PROVIDED DATA:
'''

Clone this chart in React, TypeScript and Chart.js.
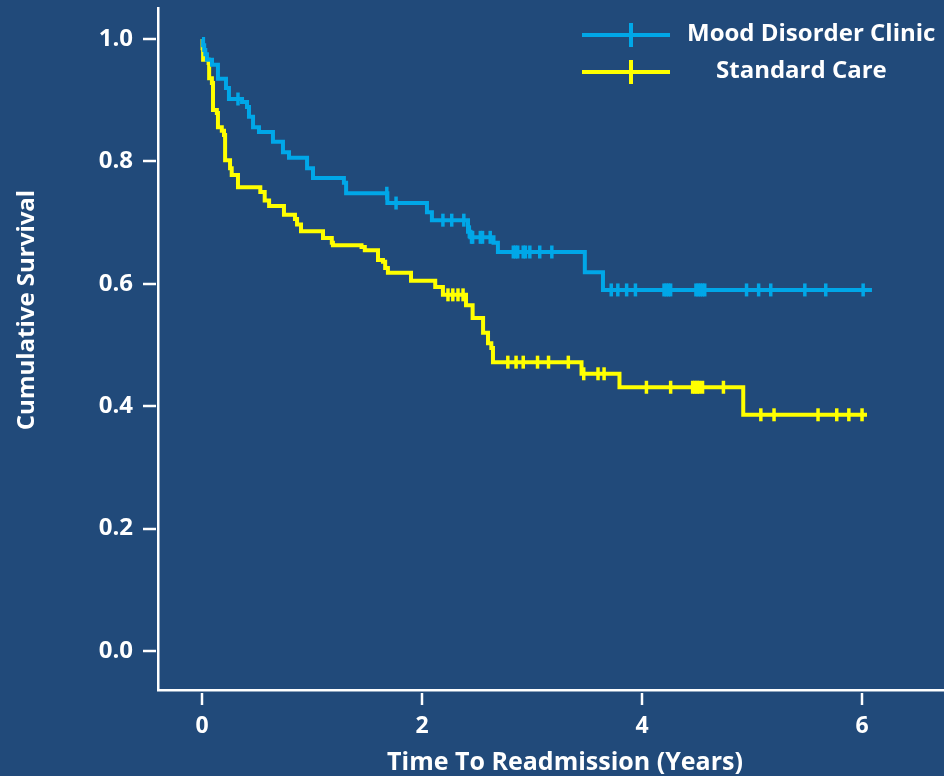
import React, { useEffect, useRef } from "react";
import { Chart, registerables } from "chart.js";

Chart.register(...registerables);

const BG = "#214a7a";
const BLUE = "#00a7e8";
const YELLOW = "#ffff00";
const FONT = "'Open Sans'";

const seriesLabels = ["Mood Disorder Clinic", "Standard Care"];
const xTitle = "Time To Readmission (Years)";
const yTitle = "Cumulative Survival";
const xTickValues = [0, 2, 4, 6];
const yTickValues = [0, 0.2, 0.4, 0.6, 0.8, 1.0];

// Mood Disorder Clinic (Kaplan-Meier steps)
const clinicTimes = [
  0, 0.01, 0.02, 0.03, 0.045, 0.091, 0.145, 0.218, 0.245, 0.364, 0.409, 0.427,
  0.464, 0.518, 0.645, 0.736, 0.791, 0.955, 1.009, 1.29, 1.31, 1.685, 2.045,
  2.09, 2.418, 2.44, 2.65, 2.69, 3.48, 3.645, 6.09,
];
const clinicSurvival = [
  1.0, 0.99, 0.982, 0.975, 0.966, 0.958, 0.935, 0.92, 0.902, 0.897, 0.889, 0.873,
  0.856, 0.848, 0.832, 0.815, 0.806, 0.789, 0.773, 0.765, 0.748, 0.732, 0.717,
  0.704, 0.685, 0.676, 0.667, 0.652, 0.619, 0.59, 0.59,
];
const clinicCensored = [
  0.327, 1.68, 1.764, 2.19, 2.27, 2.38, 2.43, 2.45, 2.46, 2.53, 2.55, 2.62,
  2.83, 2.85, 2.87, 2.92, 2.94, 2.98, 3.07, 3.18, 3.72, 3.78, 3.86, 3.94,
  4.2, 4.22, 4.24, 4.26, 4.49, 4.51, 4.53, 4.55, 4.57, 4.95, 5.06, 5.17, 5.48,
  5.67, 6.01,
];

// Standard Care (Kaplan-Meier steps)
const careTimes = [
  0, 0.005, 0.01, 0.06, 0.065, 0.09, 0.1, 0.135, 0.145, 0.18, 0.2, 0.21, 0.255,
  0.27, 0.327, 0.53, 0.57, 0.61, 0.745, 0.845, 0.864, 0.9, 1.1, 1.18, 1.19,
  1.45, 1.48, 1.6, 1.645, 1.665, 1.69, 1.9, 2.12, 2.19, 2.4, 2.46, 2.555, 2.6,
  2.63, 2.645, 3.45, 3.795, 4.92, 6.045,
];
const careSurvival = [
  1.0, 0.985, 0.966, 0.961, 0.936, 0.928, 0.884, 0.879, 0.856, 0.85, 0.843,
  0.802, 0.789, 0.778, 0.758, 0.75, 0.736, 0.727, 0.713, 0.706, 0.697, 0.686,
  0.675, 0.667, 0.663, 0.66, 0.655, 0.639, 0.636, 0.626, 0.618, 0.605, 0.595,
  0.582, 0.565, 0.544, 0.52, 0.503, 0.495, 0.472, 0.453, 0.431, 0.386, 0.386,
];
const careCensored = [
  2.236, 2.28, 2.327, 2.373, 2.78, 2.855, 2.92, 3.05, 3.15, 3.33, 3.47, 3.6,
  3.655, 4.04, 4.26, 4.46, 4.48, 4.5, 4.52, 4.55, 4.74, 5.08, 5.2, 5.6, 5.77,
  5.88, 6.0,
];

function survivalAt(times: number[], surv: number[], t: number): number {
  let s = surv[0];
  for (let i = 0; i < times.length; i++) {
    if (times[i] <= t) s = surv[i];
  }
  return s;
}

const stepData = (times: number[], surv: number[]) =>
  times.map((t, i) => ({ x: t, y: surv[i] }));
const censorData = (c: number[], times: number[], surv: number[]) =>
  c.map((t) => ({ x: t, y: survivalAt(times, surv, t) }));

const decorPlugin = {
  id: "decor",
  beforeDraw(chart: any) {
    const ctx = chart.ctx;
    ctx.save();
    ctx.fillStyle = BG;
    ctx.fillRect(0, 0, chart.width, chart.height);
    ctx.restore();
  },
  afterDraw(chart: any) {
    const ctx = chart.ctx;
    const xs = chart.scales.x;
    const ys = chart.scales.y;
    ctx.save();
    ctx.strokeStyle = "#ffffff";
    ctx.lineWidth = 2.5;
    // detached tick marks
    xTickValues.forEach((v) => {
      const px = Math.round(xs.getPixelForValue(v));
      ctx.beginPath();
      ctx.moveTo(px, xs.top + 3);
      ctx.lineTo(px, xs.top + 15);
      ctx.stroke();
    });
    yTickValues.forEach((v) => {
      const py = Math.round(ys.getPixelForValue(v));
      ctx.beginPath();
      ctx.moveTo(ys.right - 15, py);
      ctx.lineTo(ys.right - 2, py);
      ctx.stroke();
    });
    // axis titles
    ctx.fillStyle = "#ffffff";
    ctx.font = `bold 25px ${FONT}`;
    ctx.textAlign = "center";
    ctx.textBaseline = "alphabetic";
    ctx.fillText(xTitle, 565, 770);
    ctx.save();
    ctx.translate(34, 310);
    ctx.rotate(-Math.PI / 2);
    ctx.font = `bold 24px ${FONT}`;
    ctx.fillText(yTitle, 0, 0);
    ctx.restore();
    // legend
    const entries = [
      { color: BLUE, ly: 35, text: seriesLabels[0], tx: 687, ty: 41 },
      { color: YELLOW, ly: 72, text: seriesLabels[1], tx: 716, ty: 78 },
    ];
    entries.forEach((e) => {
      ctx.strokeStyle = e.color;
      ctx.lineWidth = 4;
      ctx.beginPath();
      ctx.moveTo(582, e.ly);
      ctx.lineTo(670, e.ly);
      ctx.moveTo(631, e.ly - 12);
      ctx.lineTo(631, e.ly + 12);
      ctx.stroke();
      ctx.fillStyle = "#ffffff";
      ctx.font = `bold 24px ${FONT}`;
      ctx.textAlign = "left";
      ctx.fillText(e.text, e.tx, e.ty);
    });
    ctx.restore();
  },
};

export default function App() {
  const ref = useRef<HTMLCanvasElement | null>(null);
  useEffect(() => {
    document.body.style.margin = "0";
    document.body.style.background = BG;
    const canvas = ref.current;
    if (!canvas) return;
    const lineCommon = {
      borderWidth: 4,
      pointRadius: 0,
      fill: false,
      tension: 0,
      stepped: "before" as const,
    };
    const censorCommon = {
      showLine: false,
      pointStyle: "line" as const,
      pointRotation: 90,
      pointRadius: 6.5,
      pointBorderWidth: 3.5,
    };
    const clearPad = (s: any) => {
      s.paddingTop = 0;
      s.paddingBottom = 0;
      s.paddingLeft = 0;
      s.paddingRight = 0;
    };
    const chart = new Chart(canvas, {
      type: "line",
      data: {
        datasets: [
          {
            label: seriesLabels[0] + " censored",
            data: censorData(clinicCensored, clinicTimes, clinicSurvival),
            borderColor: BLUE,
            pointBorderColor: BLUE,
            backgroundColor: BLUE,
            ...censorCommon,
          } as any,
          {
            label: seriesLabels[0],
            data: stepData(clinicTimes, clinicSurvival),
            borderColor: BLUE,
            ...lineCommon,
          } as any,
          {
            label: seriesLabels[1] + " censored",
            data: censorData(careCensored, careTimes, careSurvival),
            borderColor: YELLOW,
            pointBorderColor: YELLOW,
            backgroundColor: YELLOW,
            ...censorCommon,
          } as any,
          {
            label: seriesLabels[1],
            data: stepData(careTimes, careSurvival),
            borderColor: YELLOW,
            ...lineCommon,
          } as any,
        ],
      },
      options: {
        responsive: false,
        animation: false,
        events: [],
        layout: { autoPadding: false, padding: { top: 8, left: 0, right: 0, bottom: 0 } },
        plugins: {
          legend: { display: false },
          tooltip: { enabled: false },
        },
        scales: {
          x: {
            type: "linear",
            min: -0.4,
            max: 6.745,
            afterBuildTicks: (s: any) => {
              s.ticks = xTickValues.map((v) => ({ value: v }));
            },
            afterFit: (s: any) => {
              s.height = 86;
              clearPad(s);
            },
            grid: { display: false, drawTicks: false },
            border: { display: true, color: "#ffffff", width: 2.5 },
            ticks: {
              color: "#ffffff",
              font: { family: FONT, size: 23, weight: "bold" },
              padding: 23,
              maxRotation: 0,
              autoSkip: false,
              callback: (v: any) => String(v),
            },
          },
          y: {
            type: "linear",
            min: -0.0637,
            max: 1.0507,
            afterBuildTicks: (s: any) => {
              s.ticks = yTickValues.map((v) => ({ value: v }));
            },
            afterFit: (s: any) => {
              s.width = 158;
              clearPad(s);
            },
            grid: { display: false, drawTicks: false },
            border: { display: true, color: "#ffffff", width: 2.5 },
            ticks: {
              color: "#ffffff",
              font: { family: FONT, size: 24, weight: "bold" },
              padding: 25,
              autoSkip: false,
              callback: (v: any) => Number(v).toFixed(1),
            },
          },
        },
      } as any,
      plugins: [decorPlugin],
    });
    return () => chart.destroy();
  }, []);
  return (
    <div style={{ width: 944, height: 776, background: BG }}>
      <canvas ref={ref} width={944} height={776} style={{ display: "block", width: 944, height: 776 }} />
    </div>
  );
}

'''
'''

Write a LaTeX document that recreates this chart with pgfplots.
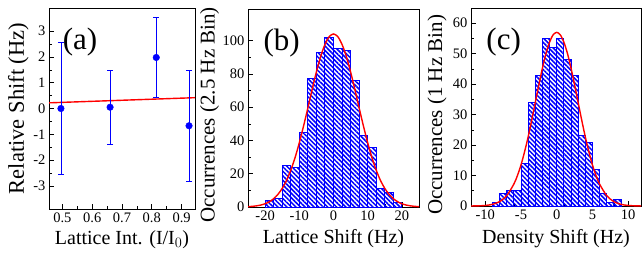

'''
'''

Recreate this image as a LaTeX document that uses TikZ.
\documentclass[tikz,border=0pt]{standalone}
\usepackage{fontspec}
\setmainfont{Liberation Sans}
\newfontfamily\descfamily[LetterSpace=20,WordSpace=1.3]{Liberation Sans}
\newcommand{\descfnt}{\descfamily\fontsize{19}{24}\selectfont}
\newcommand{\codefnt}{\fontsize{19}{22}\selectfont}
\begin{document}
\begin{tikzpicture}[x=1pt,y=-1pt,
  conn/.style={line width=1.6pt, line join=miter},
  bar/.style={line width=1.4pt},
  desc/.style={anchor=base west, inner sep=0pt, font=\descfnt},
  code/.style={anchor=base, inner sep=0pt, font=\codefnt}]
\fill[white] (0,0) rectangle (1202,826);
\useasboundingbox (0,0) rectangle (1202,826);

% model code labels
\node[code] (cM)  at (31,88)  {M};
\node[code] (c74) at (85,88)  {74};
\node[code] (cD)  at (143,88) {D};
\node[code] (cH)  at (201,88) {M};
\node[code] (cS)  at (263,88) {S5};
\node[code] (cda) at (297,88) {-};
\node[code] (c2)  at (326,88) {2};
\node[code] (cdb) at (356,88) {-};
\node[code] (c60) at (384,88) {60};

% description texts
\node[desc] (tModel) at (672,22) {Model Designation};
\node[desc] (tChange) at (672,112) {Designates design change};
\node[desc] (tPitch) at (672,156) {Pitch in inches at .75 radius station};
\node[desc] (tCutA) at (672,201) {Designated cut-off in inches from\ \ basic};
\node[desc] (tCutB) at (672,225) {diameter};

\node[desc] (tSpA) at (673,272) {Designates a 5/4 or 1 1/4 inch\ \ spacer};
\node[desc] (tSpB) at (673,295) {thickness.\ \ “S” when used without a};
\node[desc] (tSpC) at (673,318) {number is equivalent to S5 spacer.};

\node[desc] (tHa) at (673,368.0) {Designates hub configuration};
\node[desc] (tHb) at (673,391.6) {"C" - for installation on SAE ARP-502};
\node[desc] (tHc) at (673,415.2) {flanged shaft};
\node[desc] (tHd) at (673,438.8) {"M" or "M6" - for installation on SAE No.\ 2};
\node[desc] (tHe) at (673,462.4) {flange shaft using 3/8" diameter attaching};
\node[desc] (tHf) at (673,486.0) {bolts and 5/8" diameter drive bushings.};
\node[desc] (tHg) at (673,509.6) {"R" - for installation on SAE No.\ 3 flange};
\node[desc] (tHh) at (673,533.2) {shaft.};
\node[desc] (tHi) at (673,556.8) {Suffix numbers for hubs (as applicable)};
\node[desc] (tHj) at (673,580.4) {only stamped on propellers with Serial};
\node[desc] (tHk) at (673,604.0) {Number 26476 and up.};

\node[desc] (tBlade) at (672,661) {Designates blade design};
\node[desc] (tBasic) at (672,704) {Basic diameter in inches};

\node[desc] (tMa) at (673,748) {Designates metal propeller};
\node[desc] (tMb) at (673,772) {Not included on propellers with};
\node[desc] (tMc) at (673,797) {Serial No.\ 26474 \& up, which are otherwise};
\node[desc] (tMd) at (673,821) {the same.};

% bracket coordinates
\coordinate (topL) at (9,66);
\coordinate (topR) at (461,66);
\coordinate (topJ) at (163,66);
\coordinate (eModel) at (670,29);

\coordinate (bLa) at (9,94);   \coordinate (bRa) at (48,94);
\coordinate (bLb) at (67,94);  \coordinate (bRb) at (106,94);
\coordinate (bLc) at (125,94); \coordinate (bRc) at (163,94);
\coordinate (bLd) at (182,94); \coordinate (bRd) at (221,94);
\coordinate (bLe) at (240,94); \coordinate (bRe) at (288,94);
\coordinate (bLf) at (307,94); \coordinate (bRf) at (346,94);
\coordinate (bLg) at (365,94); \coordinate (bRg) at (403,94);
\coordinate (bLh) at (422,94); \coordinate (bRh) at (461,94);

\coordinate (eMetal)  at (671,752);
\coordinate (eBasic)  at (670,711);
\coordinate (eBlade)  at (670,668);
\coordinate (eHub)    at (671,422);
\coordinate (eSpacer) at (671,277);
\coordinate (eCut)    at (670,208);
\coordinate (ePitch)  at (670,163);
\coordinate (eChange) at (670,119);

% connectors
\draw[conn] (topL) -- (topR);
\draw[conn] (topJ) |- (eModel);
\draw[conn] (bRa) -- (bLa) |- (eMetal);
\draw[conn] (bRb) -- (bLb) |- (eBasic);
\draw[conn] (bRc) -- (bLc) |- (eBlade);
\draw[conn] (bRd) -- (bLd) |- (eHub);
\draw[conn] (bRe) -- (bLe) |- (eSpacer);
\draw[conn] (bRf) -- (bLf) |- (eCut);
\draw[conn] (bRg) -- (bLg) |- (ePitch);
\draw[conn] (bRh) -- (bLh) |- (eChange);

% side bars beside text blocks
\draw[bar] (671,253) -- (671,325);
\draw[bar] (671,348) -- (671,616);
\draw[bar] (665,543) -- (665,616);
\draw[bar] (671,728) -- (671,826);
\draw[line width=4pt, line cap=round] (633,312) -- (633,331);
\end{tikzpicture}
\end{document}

'''

WORK REQUIRED: Quote word for word every line from the one that has "Recreate this image" through the one that has "(tSpC) at (673,318)".

TASK RESPONSE:
Recreate this image as a LaTeX document that uses TikZ.
\documentclass[tikz,border=0pt]{standalone}
\usepackage{fontspec}
\setmainfont{Liberation Sans}
\newfontfamily\descfamily[LetterSpace=20,WordSpace=1.3]{Liberation Sans}
\newcommand{\descfnt}{\descfamily\fontsize{19}{24}\selectfont}
\newcommand{\codefnt}{\fontsize{19}{22}\selectfont}
\begin{document}
\begin{tikzpicture}[x=1pt,y=-1pt,
  conn/.style={line width=1.6pt, line join=miter},
  bar/.style={line width=1.4pt},
  desc/.style={anchor=base west, inner sep=0pt, font=\descfnt},
  code/.style={anchor=base, inner sep=0pt, font=\codefnt}]
\fill[white] (0,0) rectangle (1202,826);
\useasboundingbox (0,0) rectangle (1202,826);

% model code labels
\node[code] (cM)  at (31,88)  {M};
\node[code] (c74) at (85,88)  {74};
\node[code] (cD)  at (143,88) {D};
\node[code] (cH)  at (201,88) {M};
\node[code] (cS)  at (263,88) {S5};
\node[code] (cda) at (297,88) {-};
\node[code] (c2)  at (326,88) {2};
\node[code] (cdb) at (356,88) {-};
\node[code] (c60) at (384,88) {60};

% description texts
\node[desc] (tModel) at (672,22) {Model Designation};
\node[desc] (tChange) at (672,112) {Designates design change};
\node[desc] (tPitch) at (672,156) {Pitch in inches at .75 radius station};
\node[desc] (tCutA) at (672,201) {Designated cut-off in inches from\ \ basic};
\node[desc] (tCutB) at (672,225) {diameter};

\node[desc] (tSpA) at (673,272) {Designates a 5/4 or 1 1/4 inch\ \ spacer};
\node[desc] (tSpB) at (673,295) {thickness.\ \ “S” when used without a};
\node[desc] (tSpC) at (673,318) {number is equivalent to S5 spacer.};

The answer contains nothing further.